La raison invoquée dans le huis clos élyséen, « des risques financiers » en cas d’échec de la réforme, fait aussi grincer des dents un dirigeant syndical, sans indulgence face au chef de l’État, « déconnecté de la réalité ». L’ironie de l’histoire, c’est que cet outil constitutionnel est un souvenir amer pour Emmanuel Macron : jeune ministre de l’Économie, persuadé de pouvoir arracher un vote favorable sur « sa » loi pour la croissance, il n’avait pas digéré que le Premier ministre Manuel Valls lui impose en 2015 un passage par le 49.3.
L’épisode avait contribué à la mue de l’ex-banquier d’affaires en candidat à l’Élysée, porteur d’un programme « disruptif », de gauche « et en même temps » de droite, ainsi que d’une promesse de « nouveau monde » pour tourner la page de l’ancien. « Une des raisons qui ont fait le succès de Macron en 2015-2017, c’est qu’il promettait que sur toute une série de sujets, il allait s’y prendre différemment », estime le secrétaire général de la Fondation Jean-Jaurès, Gilles Finchelstein. Or selon lui, cette réforme voulue pour reculer l’âge de la retraite et faire des économies, ou le discours sur la « valeur travail », c’est « de l’hyper-classique ». Ce politologue social-démocrate constate qu’il y a « peu de sujets où il apparaît novateur ». Et de relever une « forme d’isolement » : de tous les intellectuels qui, comme lui, étaient autour d’Emmanuel Macron à ses débuts en politique, « il n’y en a plus aucun ».

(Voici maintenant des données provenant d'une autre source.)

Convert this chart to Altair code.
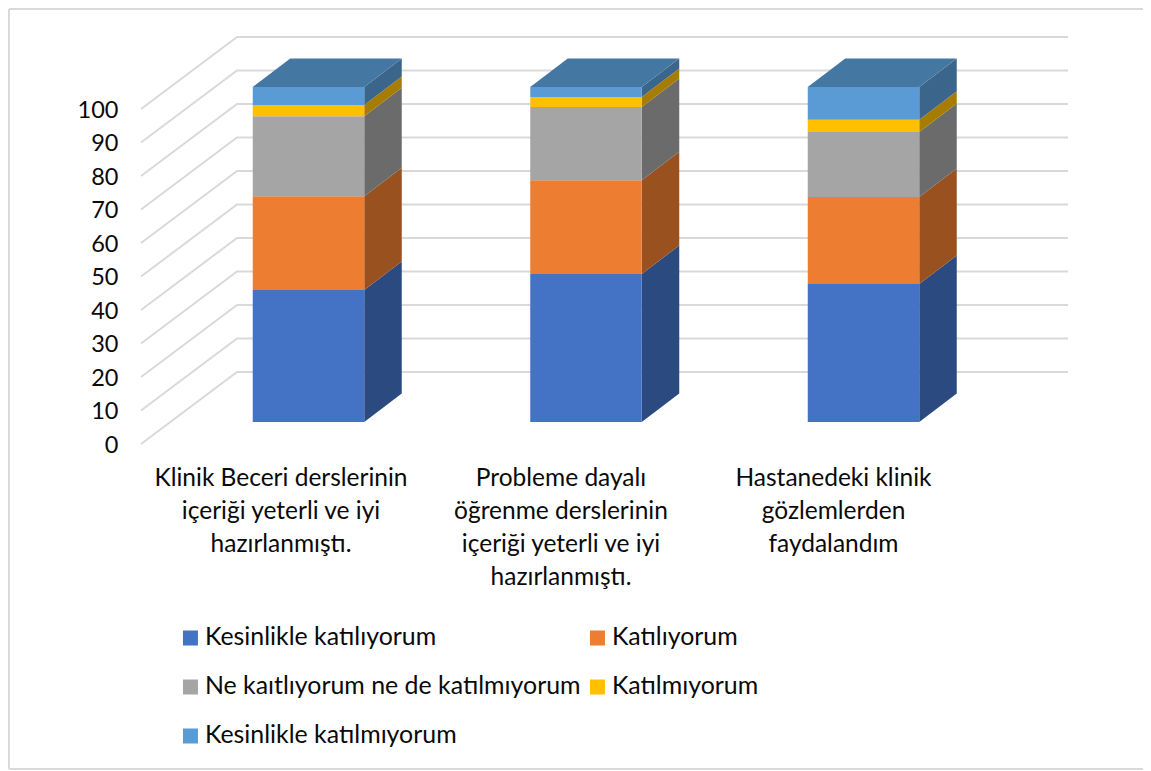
import altair as alt
import pandas as pd

CATEGORIES = [
    "Klinik Beceri derslerinin\niçeriği yeterli ve iyi\nhazırlanmıştı.",
    "Probleme dayalı\nöğrenme derslerinin\niçeriği yeterli ve iyi\nhazırlanmıştı.",
    "Hastanedeki klinik\ngözlemlerden\nfaydalandım",
]
SERIES = ["Kesinlikle katılıyorum", "Katılıyorum", "Ne kaıtlıyorum ne de katılmıyorum",
          "Katılmıyorum", "Kesinlikle katılmıyorum"]
V_STRONG_AGREE = [39.4, 44.2, 41.2]
V_AGREE = [28.0, 28.0, 26.0]
V_NEUTRAL = [23.9, 21.8, 19.4]
V_DISAGREE = [3.3, 3.0, 3.6]
V_STRONG_DISAGREE = [5.4, 3.0, 9.8]
VALUES = [V_STRONG_AGREE, V_AGREE, V_NEUTRAL, V_DISAGREE, V_STRONG_DISAGREE]
TICKS = list(range(0, 101, 10))

FRONT = ["#4472C4", "#ED7D31", "#A5A5A5", "#FFC000", "#5B9BD5"]
SIDE = ["#2B4A80", "#9A5120", "#6B6B6B", "#A67D00", "#3B658A"]
TOP = "#4577A3"
GRID = "#D9D9D9"
INK = "#0A0A0A"
FONT = "Lato"

# layout (pixels of the page)
PX0, PY0, W, H = 9, 9, 1134, 760
STEP, C0 = 277.5, 308.5     # px per category, px of first bar centre
UNIT, Y_ZERO = 3.35, 444.0  # px per value unit, px of value 0 on the front edge
def xc(px): return (px - C0) / STEP
def yv(px): return (Y_ZERO - px) / UNIT
X_DOM = [xc(PX0), xc(PX0 + W)]
Y_DOM = [yv(PY0 + H), yv(PY0)]
HALF = 55.75 / STEP
DX = 37.5 / STEP
DY = 28.5 / UNIT
BASE = 22 / UNIT
WALL_FRONT, WALL_BACK, WALL_RIGHT = xc(141), xc(237), xc(1068)
WALL_RISE = 72 / UNIT
LABEL_X = [xc(281), xc(561), xc(833.5)]

x_scale = alt.Scale(domain=X_DOM, nice=False, zero=False)
y_scale = alt.Scale(domain=Y_DOM, nice=False, zero=False)

front, side, top, grid = [], [], [], []
for c in range(len(CATEGORIES)):
    low = BASE
    for s, vals in enumerate(VALUES):
        high = low + vals[c]
        front.append(dict(series=SERIES[s], x=c - HALF, x2=c + HALF, y=low, y2=high))
        side.append(dict(k=f"{c}-{s}", col=SIDE[s], x=c + HALF, y=low, y2=high))
        side.append(dict(k=f"{c}-{s}", col=SIDE[s], x=c + HALF + DX, y=low + DY, y2=high + DY))
        low = high
    top.append(dict(k=c, x=c - HALF, x2=c + HALF, y=low))
    top.append(dict(k=c, x=c - HALF + DX, x2=c + HALF + DX, y=low + DY))
for t in TICKS:
    grid.append(dict(t=t, o=0, x=WALL_FRONT, y=t))
    grid.append(dict(t=t, o=1, x=WALL_BACK, y=t + WALL_RISE))
    grid.append(dict(t=t, o=2, x=WALL_RIGHT, y=t + WALL_RISE))

frame = [
    dict(k="l", o=0, x=X_DOM[0], y=Y_DOM[0]), dict(k="l", o=1, x=X_DOM[0], y=Y_DOM[1]),
    dict(k="t", o=0, x=X_DOM[0], y=Y_DOM[1]), dict(k="t", o=1, x=X_DOM[1], y=Y_DOM[1]),
    dict(k="b", o=0, x=X_DOM[0], y=Y_DOM[0]), dict(k="b", o=1, x=X_DOM[1], y=Y_DOM[0]),
]

X = alt.X("x:Q", scale=x_scale, axis=None)
frame_layer = alt.Chart(pd.DataFrame(frame)).mark_line(color=GRID, strokeWidth=2, clip=False).encode(
    x=X, y=alt.Y("y:Q", scale=y_scale), detail="k:N", order="o:Q")
grid_layer = alt.Chart(pd.DataFrame(grid)).mark_line(color=GRID, strokeWidth=2).encode(
    x=X,
    y=alt.Y("y:Q", scale=y_scale, title=None,
            axis=alt.Axis(values=TICKS, grid=False, ticks=False, domain=False, offset=-109,
                          labelPadding=0, labelOffset=1, labelFont=FONT, labelFontSize=23.5,
                          labelColor=INK)),
    detail="t:N", order="o:Q")
side_layer = alt.Chart(pd.DataFrame(side)).mark_area(orient="vertical").encode(
    x=X, y=alt.Y("y:Q", scale=y_scale), y2="y2:Q", detail="k:N",
    fill=alt.Fill("col:N", scale=None))
top_layer = alt.Chart(pd.DataFrame(top)).mark_area(orient="horizontal", color=TOP).encode(
    y=alt.Y("y:Q", scale=y_scale), x=X, x2="x2:Q", detail="k:N")
bar_layer = alt.Chart(pd.DataFrame(front)).mark_bar().encode(
    x=X, x2="x2:Q", y=alt.Y("y:Q", scale=y_scale), y2="y2:Q",
    fill=alt.Fill("series:N", scale=alt.Scale(domain=SERIES, range=FRONT),
                  legend=alt.Legend(title=None, orient="none", legendX=169, legendY=617, columns=2,
                                    direction="horizontal",
                                    symbolType="square", symbolSize=225, symbolStrokeWidth=0,
                                    labelFont=FONT, labelFontSize=24.9, labelColor=INK, labelLimit=500,
                                    labelOffset=2, columnPadding=4, rowPadding=24, clipHeight=24)))
label_layer = alt.Chart(pd.DataFrame(dict(x=LABEL_X, y=[yv(467)] * 3, label=CATEGORIES))).mark_text(
    lineBreak="\n", align="center", baseline="top", font=FONT, fontSize=24.5, lineHeight=33, color=INK
).encode(x=X, y=alt.Y("y:Q", scale=y_scale), text="label:N")

chart = alt.layer(frame_layer, grid_layer, side_layer, top_layer, bar_layer, label_layer).resolve_scale(
    fill="independent"
).properties(
    width=W, height=H, background="white",
    padding={"left": 1, "top": 1, "right": 0, "bottom": 1},
    autosize=alt.AutoSizeParams(type="none")
).configure_view(stroke=None)

chart.save("out.html", embed_options={"renderer": "svg", "actions": False})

Ceux qui sont restés proches du président ne sont pas forcément plus tendres. Dans un sourire, un visiteur régulier du palais explique que le bilan du premier quinquennat, c’est certes « la remise à niveau de la compétitivité du pays », mais « pas une grande transformation ». Un ancien conseiller décrit un chef de l’État qui, de sa position centrale, s’est déporté vers la droite et n’a plus vraiment grand monde, autour de lui, pour lui tenir tête, hormis l’ex-président de l’Assemblée Richard Ferrand, toujours présent mais en retrait depuis sa défaite aux législatives. « Le président, il est excellent… mais il est nul en communication », ose aussi un influent conseiller de l’exécutif. « Il connaît tout, trop même. Il en perd parfois la vision politique. »
Échec de l’alliance
Critiqué pendant son premier mandat pour sa verticalité « jupitérienne » et ses sorties clivantes, Emmanuel Macron a endossé après les élections de 2022 l’habit d’un « président nouveau », faisant miroiter une « méthode refondée », faite de « compromis » et « associant » tout le monde. Il a aussi revendiqué une « humilité » nouvelle. Mais sur les retraites, il n’a pas dévié face à des syndicats unanimement opposés au recul de l’âge. Et les rares fois où il s’est exprimé depuis janvier sur ce sujet sensible, quelques formules ont rallumé les procès en arrogance, comme lorsqu’il a invoqué le « bon sens » des Français, défendu des « économies intelligentes », ou affirmé que sa réforme avait été « démocratiquement validée » par sa réélection, pourtant obtenue en bonne partie par un front républicain face à Marine Le Pen.
Là où, dans un pays comme l’Allemagne, la construction de coalitions de gouvernement sont négociées pendant de longues semaines, Emmanuel Macron, après les législatives de juin qui l’avaient privé de majorité absolue, avait donné 48 heures aux oppositions pour lui dire oui ou non. Avant de finalement pencher pour la construction de majorités variables, au gré des textes.
Un choix éclairé d’une lumière crue par l’échec de l’alliance avec la droite sur les retraites. Son entourage minimise les inquiétudes sur sa capacité de rebond, martèle qu’il n’y pas de « crise » et promet « un grand mouvement d’ampleur » sur les institutions, le travail, l’écologie, l’école ou l’hôpital. Un dirigeant macroniste rappelait récemment qu’il avait su surprendre par le passé pour sortir de la crise des gilets jaunes, ou par sa gestion de la pandémie ou encore son implication diplomatique depuis la guerre en Ukraine. « Je ne l’ai jamais vu déprimé », disait-il, « il a une capacité à remonter en selle ultra vite ».